2. If you do work at a HIPAA covered entity, it usually is made explicitly clear where patient data is or is not allowed. Even if GitHub Copilot were "HIPAA Compliant", unless they signed a HIPAA BAA (business associate agreement) with your company, it's still not OK to send them any PHI.
Point being, there are plenty of reasons to be worried about customer privacy and data security, but people like to bring up HIPAA rules in lots of situations where they simply don't apply.
I doubt any company would use this in their production code. Internal tools, maybe.
It's amazing at specific things, like being z context aware boilerplate generator or doing the scaffolding of an algorithm from a comment describing it.
That's really different than using libraries.
I am using it within JS/Vue and Python and really enjoy it a lot. You can write a simple comment like "upsert the object in the store, and if the item is incomplete recursively call a refresh fn until it is complete" and it will "magically" do the rest - down to understanding where the objects I am referring to are in my store, the attribute used to decide this ('completed_at'), down to the correct syntax for updating the data in a way that plays nice with vue reactivity.
It's also a stellar autocompleter in Python-land. I have been using more and more type annotations in my codebases, but even without that, it will usually guess the right attribute or function name.

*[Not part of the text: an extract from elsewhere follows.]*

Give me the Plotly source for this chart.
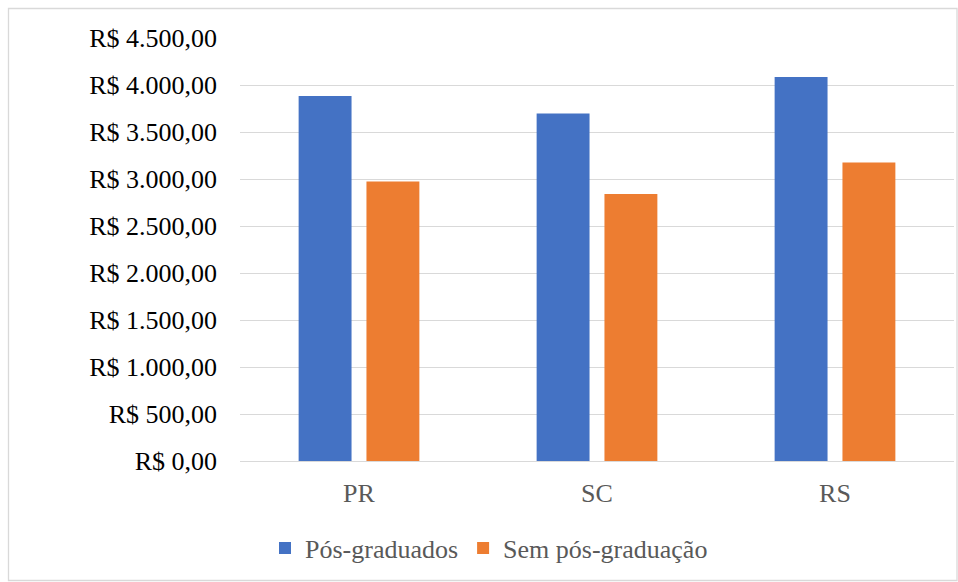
import plotly.graph_objects as go

# Average salary by state, with and without postgraduate degree
states = ["PR", "SC", "RS"]
pos_graduados = [3883, 3697, 4085]
sem_pos = [2973, 2840, 3176]

tick_values = [0, 500, 1000, 1500, 2000, 2500, 3000, 3500, 4000, 4500]
tick_labels = ["R$ 0,00", "R$ 500,00", "R$ 1.000,00", "R$ 1.500,00", "R$ 2.000,00",
               "R$ 2.500,00", "R$ 3.000,00", "R$ 3.500,00", "R$ 4.000,00", "R$ 4.500,00"]

BLUE = "#4472C4"
ORANGE = "#ED7D31"
GRID = "#D9D9D9"
FONT = "Liberation Serif"

fig = go.Figure()
fig.add_trace(go.Bar(x=states, y=pos_graduados, name="Pós-graduados",
                     marker=dict(color=BLUE, line=dict(width=0))))
fig.add_trace(go.Bar(x=states, y=sem_pos, name="Sem pós-graduação",
                     marker=dict(color=ORANGE, line=dict(width=0))))

W, H = 958, 582
L, R, T, B = 240, 4, 38, 121
pw, ph = W - L - R, H - T - B

def px_x(x):
    return (x - L) / pw

def px_y(y):
    return (H - B - y) / ph

fig.update_layout(
    width=W, height=H,
    margin=dict(l=L, r=R, t=T, b=B),
    paper_bgcolor="white", plot_bgcolor="white",
    barmode="group", bargap=0.43, bargroupgap=0.22,
    font=dict(family=FONT, size=26, color="#000000"),
    showlegend=True,
    legend=dict(orientation="h", x=px_x(489), xanchor="center",
                y=px_y(548), yanchor="middle",
                font=dict(family=FONT, size=26, color="#595959"),
                itemwidth=30, traceorder="normal", bgcolor="rgba(0,0,0,0)"),
    shapes=[dict(type="rect", xref="paper", yref="paper",
                 x0=px_x(8.5), x1=px_x(957), y0=px_y(580.5), y1=px_y(8.5),
                 line=dict(color=GRID, width=1.3), fillcolor="rgba(0,0,0,0)",
                 layer="below")],
)

fig.update_yaxes(range=[0, 4500], tickvals=tick_values, ticktext=tick_labels,
                 showgrid=True, gridcolor=GRID, gridwidth=1.3,
                 zeroline=True, zerolinecolor=GRID, zerolinewidth=1.3,
                 showline=False, ticks="", ticklabelstandoff=22,
                 tickfont=dict(family=FONT, size=26, color="#000000"))
fig.update_xaxes(showgrid=False, showline=False, ticks="", ticklabelstandoff=14,
                 tickfont=dict(family=FONT, size=26, color="#595959"))

fig.write_html("out.html")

I also dig the way it will automatically write a docstring for a function. It can sometimes be a great debugging method since I can just have it comment an undocumented fn to quickly glean what it is doing. I'll circle back to enhance the docstring usually too so it is less cookie cutter.
For writing blog posts it is really neat too, because it will help me write functions to illustrate certain points based on what I am trying to teach in the post. Most of the time I can come up with the most succinct and relevant example, but sometimes I cannot and this tool does a good job helping there.
It's not perfect, but the fact that I can type a few words, hit tab, and then correct any mistakes is really a magic experience sometimes.
Have any big companies set policies on employees using these kind of tools? Do they allow them?
My company (big UK-based tech company) had an “all employees” sort of e-mail saying the use of Copilot, ChatGPT et al was not allowed for anything work-related or using company equipment due to unclear licensing model of the generated code.
I find many of these blanket rules silly, but in this case I find it is sensible to wait before polluting our products with this autogenerated code.
I'd say no thanks. I think programmers using Copilot is paying for something that'll hurt them in the long run for a tiny benefit in the short run.
I don't trust Microsoft, and neither should you.